Specifically, the strongest boost to topline came from the Food & Beverages and Real Estate segments, recording y/y growth of 46% and 189% respectively.

Performance from the Paints segment however remained tepid as revenue came in flat y/y and 3% lower q/q, amidst sustained pressure from the premium paints subsidiary CAP.

Elevated interest cost pressures earnings

Cost pressures remained a challenge for the Conglomerate in Q1’17 as price increases were unable to save Q1’17 gross margin from a 598bps y/y contraction to 17% (Vetiva estimate: 21%).

With this, gross profit came in at ₦4.1 billion, a mild 4% y/y growth. Earnings took a further beating from a significant 125% y/y rise in interest charge to ₦1.8 billion.  

With borrowings 9% higher y/y, this jump in financing expenses was majorly due to an increase in interest charges amidst an elevated interest rate environment.  

From UPDC’s Q1’17 financial statement (accounts for 69% of UACN’s total borrowings), the average interest rate for facilities from local banks during the period rose to 21.2% (FY’16: 15.5%).  

Coupled with a lower contribution from UPDC’s Real Estate Investment Trust, Q1’17 PAT came in 58% below our estimate, down 54% y/y to ₦606 million.  
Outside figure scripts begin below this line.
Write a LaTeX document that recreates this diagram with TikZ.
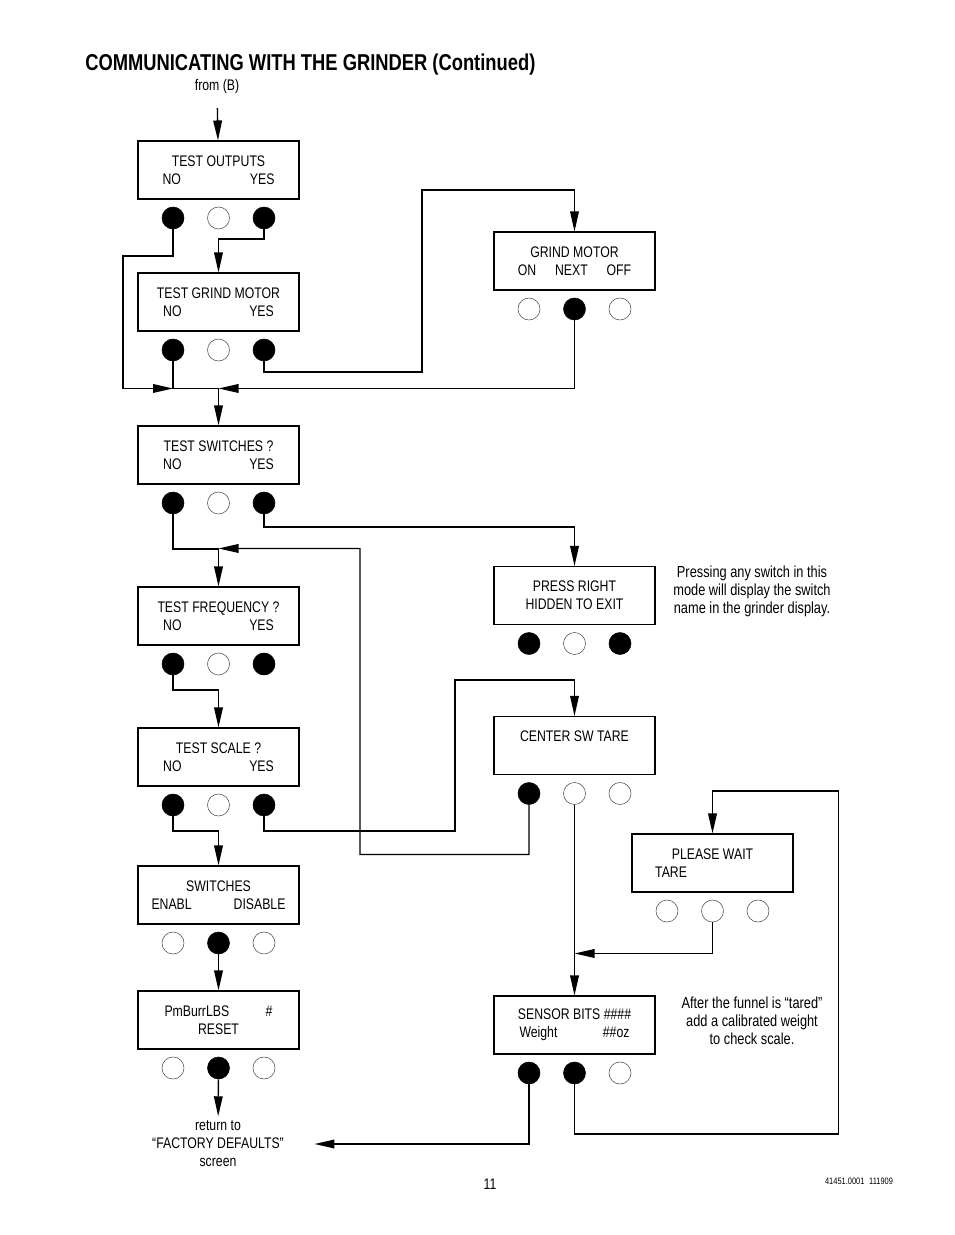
\documentclass[tikz,border=0pt]{standalone}
\usepackage{fontspec}
\setmainfont{Liberation Sans}[FakeStretch=0.8]
\usepackage{tikz}
\usetikzlibrary{calc,arrows.meta}

% three keys under a display box
\newcommand{\keyrow}[4]{%
  \node at ($(#1)+(-45.5,48)$) (#1-1) [#2] {};
  \node at ($(#1)+(0,48)$) (#1-2) [#3] {};
  \node at ($(#1)+(45.5,48)$) (#1-3) [#4] {};}

\begin{document}
\begin{tikzpicture}[x=0.75pt,y=-0.75pt,
        every node/.style={font=\fontsize{11.5}{13.5}\selectfont},
        disp/.style={draw=black, line width=0.8pt, minimum width=120.75pt,
           minimum height=43.5pt, align=center, inner sep=0pt},
        keyon/.style={circle, draw=black, fill=black, minimum size=16.5pt, inner sep=0pt},
        keyoff/.style={circle, draw=black!70, line width=0.4pt, fill=white, minimum size=16.5pt, inner sep=0pt},
        line/.style={draw=black, line width=1pt},
        arr/.style={line, -{Triangle[length=15pt,width=6.5pt]}},
     ]
     \useasboundingbox (0,0) rectangle (954,1235);

     \node at (85,65) (title) [anchor=west, inner sep=0pt, font=\bfseries\fontsize{17.2}{20}\selectfont] {COMMUNICATING WITH THE GRINDER (Continued)};
     \node at (217,87) (fromB) {from (B)};

     % left column
     \node at (218.5,170) (tout) [disp] {TEST OUTPUTS\\\makebox[84pt]{NO\hfill YES}};
     \node at (218.5,302) (tgm) [disp] {TEST GRIND MOTOR\\\makebox[83pt]{NO\hfill YES}};
     \node at (218.5,455) (ts) [disp] {TEST SWITCHES ?\\\makebox[83pt]{NO\hfill YES}};
     \node at (218.5,616) (tf) [disp] {TEST FREQUENCY ?\\\makebox[83pt]{NO\hfill YES}};
     \node at (218.5,757) (tsc) [disp] {TEST SCALE ?\\\makebox[83pt]{NO\hfill YES}};
     \node at (218.5,895) (sw) [disp] {SWITCHES\\\makebox[100.5pt]{ENABL\hfill DISABLE}};
     \node at (218.5,1020) (pmb) [disp] {\makebox[81pt]{PmBurrLBS\hfill\#}\\RESET};
     \node at (218,1144) (ret) [align=center] {return to\\“FACTORY DEFAULTS”\\screen};

     % right column
     \node at (574.5,261) (gm) [disp] {GRIND MOTOR\\\makebox[85pt]{ON\hfill NEXT\hfill OFF}};
     \node at (574.5,595.5) (pr) [disp] {PRESS RIGHT\\HIDDEN TO EXIT};
     \node at (574.5,745.5) (csw) [disp] {CENTER SW TARE\\~};
     \node at (712.5,863) (pw) [disp] {PLEASE WAIT\\\makebox[86pt]{TARE\hfill}};
     \node at (574.5,1025) (sb) [disp] {SENSOR BITS \#\#\#\#\\\makebox[82.5pt]{Weight\hfill\#\#oz}};

     \keyrow{tout}{keyon}{keyoff}{keyon}
     \keyrow{tgm}{keyon}{keyoff}{keyon}
     \keyrow{ts}{keyon}{keyoff}{keyon}
     \keyrow{tf}{keyon}{keyoff}{keyon}
     \keyrow{tsc}{keyon}{keyoff}{keyon}
     \keyrow{sw}{keyoff}{keyon}{keyoff}
     \keyrow{pmb}{keyoff}{keyon}{keyoff}
     \keyrow{gm}{keyoff}{keyon}{keyoff}
     \keyrow{pr}{keyon}{keyoff}{keyon}
     \keyrow{csw}{keyon}{keyoff}{keyoff}
     \keyrow{pw}{keyoff}{keyoff}{keyoff}
     \keyrow{sb}{keyon}{keyon}{keyoff}

     \node at (752,591) (note1) [align=center, font=\fontsize{12}{13.5}\selectfont] {Pressing any switch in this\\mode will display the switch\\name in the grinder display.};
     \node at (752,1021) (note2) [align=center, font=\fontsize{12}{13.5}\selectfont] {After the funnel is “tared”\\add a calibrated weight\\to check scale.};
     \node at (490,1184) (page) {11};
     \node at (859,1181) (code) [font=\fontsize{7}{8}\selectfont] {41451.0001\enspace 111909};

     \coordinate (jA) at ($(ts.north)+(0,-37)$);
     \coordinate (jB) at ($(tf.north)+(0,-38)$);
     \coordinate (jC) at ($(sb.north)+(0,-42)$);

     \draw[arr, shorten <=7pt] (fromB) -- (tout);
     \draw[arr] (tout-1) -- ++(0,38) -- ++(-50,0) |- (tgm-1 |- jA);
     \draw[arr] (tout-3) -- ++(0,21) -| (tgm);
     \draw[arr] (tgm-1) |- (jA) -- (ts);
     \draw[arr, line width=0.8pt] (tgm-3) -- ++(0,22) -| ++(158,-182) -| (gm);
     \draw[arr] (gm-2) |- (jA);
     \draw[arr] (ts-1) -- ++(0,46) -| (tf);
     \draw[arr] (ts-3) -- ++(0,24) -| (pr);
     \draw[arr] (csw-1) -- ++(0,61) -| ++(-169,-306) -- (jB);
     \draw[arr] (tf-1) -- ++(0,26) -| (tsc);
     \draw[arr] (tsc-1) -- ++(0,26) -| (sw);
     \draw[arr, line width=0.8pt] (tsc-3) -- ++(0,26) -| ++(191,-151) -| (csw);
     \draw[arr] (sw-2) -- (pmb);
     \draw[arr] (pmb-2) -- (ret);
     \draw[arr] (csw-2) -- (sb);
     \draw[arr] (pw-2) |- (jC);
     \draw[arr] (sb-1) |- ($(ret.east)+(26,0)$);
     \draw[arr] (sb-2) -- ++(0,61) -| ++(264,-343) -| (pw);
\end{tikzpicture}
\end{document}
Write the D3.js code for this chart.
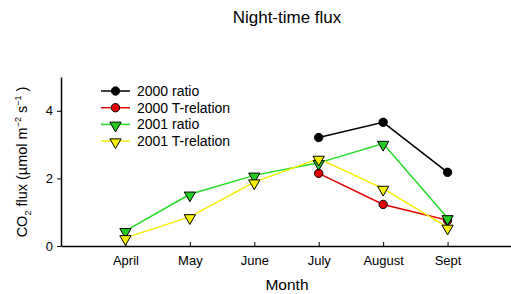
<!DOCTYPE html>
<html>
<head>
<meta charset="utf-8">
<script src="https://cdn.jsdelivr.net/npm/d3@7"></script>
<style>
  body { margin: 0; background: #fff; }
  svg { font-family: "Liberation Sans", Arial, sans-serif; }
</style>
</head>
<body>
<div id="chart"></div>
<script>
const months = [4, 5, 6, 7, 8, 9]
const monthNames = ['April', 'May', 'June', 'July', 'August', 'Sept']
const yTicks = [0, 2, 4]

const ratio2000 = [null, null, null, 3.21, 3.66, 2.18]
const trel2000 = [null, null, null, 2.15, 1.23, 0.76]
const ratio2001 = [0.45, 1.53, 2.09, 2.46, 3.03, 0.83]
const trel2001 = [0.24, 0.86, 1.89, 2.59, 1.70, 0.55]

const series = [
  { name: '2000 ratio', values: ratio2000, line: '#000000', fill: '#000000', shape: 'circle' },
  { name: '2000 T-relation', values: trel2000, line: '#e00000', fill: '#e00000', shape: 'circle' },
  { name: '2001 ratio', values: ratio2001, line: '#22dd22', fill: '#22cc22', shape: 'tri' },
  { name: '2001 T-relation', values: trel2001, line: '#f5f000', fill: '#f5f000', shape: 'tri' }
]

const width = 511
const height = 294
const margin = { left: 61, right: 0, top: 77, bottom: 48 }

const svg = d3.select('#chart').append('svg')
  .attr('width', width)
  .attr('height', height)

const xScale = d3.scaleLinear()
  .domain([3, 10])
  .range([margin.left, 512])

const yScale = d3.scaleLinear()
  .domain([0, 5])
  .range([height - margin.bottom, margin.top])

// axes
const xAxis = d3.axisBottom(xScale)
  .tickValues(months)
  .tickFormat((d, i) => monthNames[i])
  .tickSizeInner(-4)
  .tickSizeOuter(0)
  .tickPadding(10)
const gx = svg.append('g')
  .attr('transform', `translate(0,${yScale(0)})`)
  .call(xAxis)
gx.select('.domain').attr('stroke', '#000').attr('stroke-width', 1.5)
gx.selectAll('text').attr('font-size', 13).attr('fill', '#000')

const yAxis = d3.axisLeft(yScale)
  .tickValues(yTicks)
  .tickFormat(d3.format('d'))
  .tickSizeInner(4)
  .tickSizeOuter(0)
  .tickPadding(4)
const gy = svg.append('g')
  .attr('transform', `translate(${margin.left},0)`)
  .call(yAxis)
gy.select('.domain').attr('stroke', '#000').attr('stroke-width', 1.5)
gy.selectAll('text').attr('font-size', 13).attr('fill', '#000')

// title and labels
svg.append('text')
  .attr('x', 287).attr('y', 23)
  .attr('text-anchor', 'middle')
  .attr('font-size', 17)
  .text('Night-time flux')

svg.append('text')
  .attr('x', 287).attr('y', 290)
  .attr('text-anchor', 'middle')
  .attr('font-size', 15.5)
  .text('Month')

const ylab = svg.append('text')
  .attr('transform', 'translate(27,162) rotate(-90)')
  .attr('text-anchor', 'middle')
  .attr('font-size', 14.5)
ylab.append('tspan').text('CO')
ylab.append('tspan').attr('dy', 4).attr('font-size', 9).text('2')
ylab.append('tspan').attr('dy', -4).text(' flux (µmol m')
ylab.append('tspan').attr('dy', -6).attr('font-size', 9).text('−2')
ylab.append('tspan').attr('dy', 6).text(' s')
ylab.append('tspan').attr('dy', -6).attr('font-size', 9).text('−1')
ylab.append('tspan').attr('dy', 6).text(' )')

const tri = d3.symbol().type(d3.symbolTriangle).size(55)

const drawMarker = (g, s, x, y) => {
  if (s.shape === 'circle') {
    g.append('circle')
      .attr('cx', x).attr('cy', y).attr('r', 4.2)
      .attr('fill', s.fill).attr('stroke', '#000').attr('stroke-width', 1)
  } else {
    g.append('path')
      .attr('d', tri())
      .attr('transform', `translate(${x},${y + 1}) rotate(180)`)
      .attr('fill', s.fill).attr('stroke', '#000').attr('stroke-width', 1)
  }
}

const line = d3.line()
  .defined(d => d.v !== null)
  .x(d => xScale(d.m))
  .y(d => yScale(d.v))

series.forEach(s => {
  const pts = months.map((m, i) => ({ m: m, v: s.values[i] }))
  svg.append('path')
    .datum(pts)
    .attr('d', line)
    .attr('fill', 'none')
    .attr('stroke', s.line)
    .attr('stroke-width', 1.5)
})

series.forEach(s => {
  const g = svg.append('g')
  months.forEach((m, i) => {
    if (s.values[i] !== null) drawMarker(g, s, xScale(m), yScale(s.values[i]))
  })
})

// legend
const legend = svg.append('g')
series.forEach((s, i) => {
  const y = 91 + i * 16.7
  legend.append('line')
    .attr('x1', 101).attr('x2', 130)
    .attr('y1', y).attr('y2', y)
    .attr('stroke', s.line).attr('stroke-width', 1.5)
  drawMarker(legend, s, 115.5, y)
  legend.append('text')
    .attr('x', 137).attr('y', y + 5)
    .attr('font-size', 14)
    .text(s.name)
})
</script>
</body>
</html>
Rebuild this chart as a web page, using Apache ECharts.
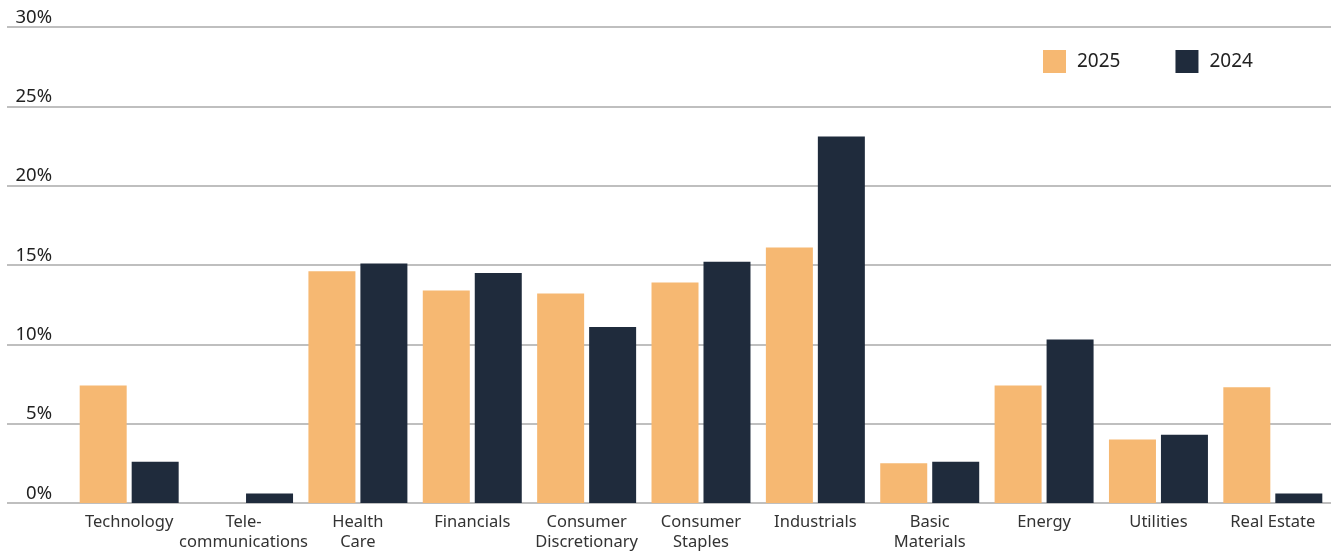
<!DOCTYPE html>
<html><head><meta charset="utf-8">
<script src="https://cdn.jsdelivr.net/npm/echarts@6/dist/echarts.min.js"></script>
<style>html,body{margin:0;padding:0;background:#fff}#c{width:1343px;height:552px}</style>
</head><body><div id="c"></div>
<script>
const categories = ['Technology','Tele-\ncommunications','Health\nCare','Financials','Consumer\nDiscretionary','Consumer\nStaples','Industrials','Basic\nMaterials','Energy','Utilities','Real Estate'];
const series2025 = [7.4, 0, 14.6, 13.4, 13.2, 13.9, 16.1, 2.5, 7.4, 4.0, 7.3];
const series2024 = [2.6, 0.6, 15.1, 14.5, 11.1, 15.2, 23.1, 2.6, 10.3, 4.3, 0.6];
const yTicks = [0, 5, 10, 15, 20, 25, 30];

const FONT = 'Noto Sans';
const chart = echarts.init(document.getElementById('c'));
chart.setOption({
  animation: false,
  textStyle: { fontFamily: FONT },
  legend: {
    left: 1038, top: 45, itemWidth: 23, itemHeight: 23, itemGap: 55, icon: 'rect',
    textStyle: { fontSize: 19, color: '#222', padding: [0, 0, 0, 6], fontFamily: FONT },
    data: ['2025', '2024']
  },
  grid: [
    { left: 7, right: 12, top: 27, bottom: 49 },
    { left: 72, right: 13, top: 27, bottom: 49 }
  ],
  xAxis: [
    { gridIndex: 0, type: 'value', show: false, min: 0, max: 1 },
    { gridIndex: 1, type: 'category', data: categories,
      axisLine: { show: false }, axisTick: { show: false },
      axisLabel: { color: '#333', fontSize: 16.5, lineHeight: 20, margin: 9, interval: 0, fontFamily: FONT } }
  ],
  yAxis: [
    { gridIndex: 0, type: 'value', min: yTicks[0], max: yTicks[yTicks.length-1], interval: 5,
      axisLine: { show: false }, axisTick: { show: false },
      splitLine: { lineStyle: { color: '#aaaaaa', width: 1.5 } },
      axisLabel: { inside: true, align: 'right', verticalAlign: 'bottom', margin: 45,
        color: '#222', fontSize: 18.5, padding: [0, 0, 0, 0], fontFamily: FONT,
        formatter: v => yTicks.includes(v) ? v + '%' : '' } },
    { gridIndex: 1, type: 'value', min: 0, max: 30, show: false }
  ],
  series: [
    { name: '2025', type: 'bar', xAxisIndex: 1, yAxisIndex: 1, data: series2025,
      barWidth: 47, barGap: '10.6%', itemStyle: { color: '#F6B872' } },
    { name: '2024', type: 'bar', xAxisIndex: 1, yAxisIndex: 1, data: series2024,
      barWidth: 47, barGap: '10.6%', itemStyle: { color: '#1F2B3C' } }
  ]
});
</script></body></html>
FY’17 forecasts adjusted to reflect higher interest charges
In a bid to reduce its debt burden, UPDC is in the process of raising equity capital via a ₦5.16 billion Rights Issue.  

Given that the company is still awaiting regulatory approval, we are yet to factor the Rights into our model.  

That said, we revise our FY’17 net interest expense estimate to ₦4.6 billion (Previous: ₦1.8 billion; Q1’17: ₦1.2 billion).

However, given that we remain optimistic on slightly better input costs this year and following an upward revision to our revenue growth estimate (from 10.0% to 11.4%), our FY’17 EPS estimate comes to ₦1.74 (Previous: ₦2.17).  

Our Target Price is also revised downwards to ₦28.54 (Previous: ₦30.91).